Четкие силуэты, выразительные, но сдержанные жесты и позы передают колоссальную внутреннюю силу этих лучших представителей церкви земной перед ликами церкви небесной. С годами трансформировалась и общая идея «Реквиема»: если поначалу речь шла об уходе подвижников, гибели духовной традиции, то в конце концов получилось торжество церкви как вечного источника духа, «неиссякаемого множества»... Но смысл цикла глубже: отразил он и жестокую борьбу, происходившую в лоне церкви в советские годы.

Серия из 29 холстов (одни давно стали классикой, другие никогда не выходили к публике) развешена в конце анфилады, содержащей искусство России ХХ века от авангарда до наших дней.
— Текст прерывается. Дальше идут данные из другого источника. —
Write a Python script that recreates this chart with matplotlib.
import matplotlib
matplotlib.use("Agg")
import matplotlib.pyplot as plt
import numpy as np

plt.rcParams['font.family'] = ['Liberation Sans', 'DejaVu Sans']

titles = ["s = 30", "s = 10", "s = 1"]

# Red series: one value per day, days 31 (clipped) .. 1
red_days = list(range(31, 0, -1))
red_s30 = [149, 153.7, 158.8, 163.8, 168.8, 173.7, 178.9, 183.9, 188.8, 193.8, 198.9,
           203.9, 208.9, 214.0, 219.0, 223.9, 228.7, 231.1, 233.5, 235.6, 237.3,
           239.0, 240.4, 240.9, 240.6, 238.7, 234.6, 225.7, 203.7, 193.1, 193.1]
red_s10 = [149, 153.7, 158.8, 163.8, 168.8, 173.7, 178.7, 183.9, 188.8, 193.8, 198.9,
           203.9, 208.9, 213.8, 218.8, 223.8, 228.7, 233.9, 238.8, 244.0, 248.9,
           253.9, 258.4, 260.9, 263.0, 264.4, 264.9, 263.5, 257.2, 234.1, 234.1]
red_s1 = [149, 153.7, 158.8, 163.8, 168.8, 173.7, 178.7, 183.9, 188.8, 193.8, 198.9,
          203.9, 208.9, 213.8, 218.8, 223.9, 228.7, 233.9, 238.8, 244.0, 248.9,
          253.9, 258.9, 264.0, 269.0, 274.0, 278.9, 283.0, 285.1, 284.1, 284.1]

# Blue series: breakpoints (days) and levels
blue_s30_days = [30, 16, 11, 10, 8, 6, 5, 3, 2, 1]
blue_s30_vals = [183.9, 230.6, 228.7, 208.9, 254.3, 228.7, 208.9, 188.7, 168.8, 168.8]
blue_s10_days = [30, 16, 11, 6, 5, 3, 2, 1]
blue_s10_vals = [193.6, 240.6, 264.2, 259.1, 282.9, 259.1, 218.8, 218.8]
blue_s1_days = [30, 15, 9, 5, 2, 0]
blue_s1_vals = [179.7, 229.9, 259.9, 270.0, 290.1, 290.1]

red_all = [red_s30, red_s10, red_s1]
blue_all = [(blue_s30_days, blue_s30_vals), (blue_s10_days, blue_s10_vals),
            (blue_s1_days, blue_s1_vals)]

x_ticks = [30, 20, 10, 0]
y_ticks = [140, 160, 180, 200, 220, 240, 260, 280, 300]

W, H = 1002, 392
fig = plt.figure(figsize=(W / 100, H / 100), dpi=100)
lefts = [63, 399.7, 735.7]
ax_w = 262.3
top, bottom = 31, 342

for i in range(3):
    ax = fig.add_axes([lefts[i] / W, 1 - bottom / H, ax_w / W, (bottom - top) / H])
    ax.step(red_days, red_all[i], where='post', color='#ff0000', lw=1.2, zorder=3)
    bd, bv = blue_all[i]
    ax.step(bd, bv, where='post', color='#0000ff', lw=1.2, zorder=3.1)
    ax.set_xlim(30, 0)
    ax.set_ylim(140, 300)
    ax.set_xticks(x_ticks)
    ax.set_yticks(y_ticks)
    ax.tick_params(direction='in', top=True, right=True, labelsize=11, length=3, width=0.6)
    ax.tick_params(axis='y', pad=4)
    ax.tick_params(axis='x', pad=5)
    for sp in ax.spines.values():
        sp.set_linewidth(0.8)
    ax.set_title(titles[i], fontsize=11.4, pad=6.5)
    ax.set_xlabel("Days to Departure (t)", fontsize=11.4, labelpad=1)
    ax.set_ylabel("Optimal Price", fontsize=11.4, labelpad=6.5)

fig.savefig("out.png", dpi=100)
Но это не завершение истории столетия — скорее гигантский знак вопроса. Цикл, над которым Корин работал с 1925 года по 1959-й, входит в число самых грандиозных и загадочных творений столетия. Вопреки тому, что задуманная картина так и не была написана. В советское время это было истолковано чуть ли как не фиаско художника. Более того, на подготовленном для эпического рассказа холсте-колоссе — а он даже больше полотна Александра Иванова «Явление Христа народу» — нет ни единого штриха либо пятна краски. Именно этот холст, по заказу Корина сделанный в Петербурге, загрунтованный, но абсолютно чистый, доминирует в экспозиции, подавляя размерами: более 9 метров в длину и 5,5 в высоту. В память врезаются фотокадры из мастерской: пустой огромный холст, одинокая фигура мастера и повернутые лицом к стене эскизы. Теперь на фоне белого полотна, закрепленного у потолка, таким маленьким кажется окончательный эскиз композиции. Коллективный портрет православной рати, сошедшейся на духовную битву в Успенском соборе Московского Кремля, — Руси уходящей, изгоняемой, но не утратившей веру.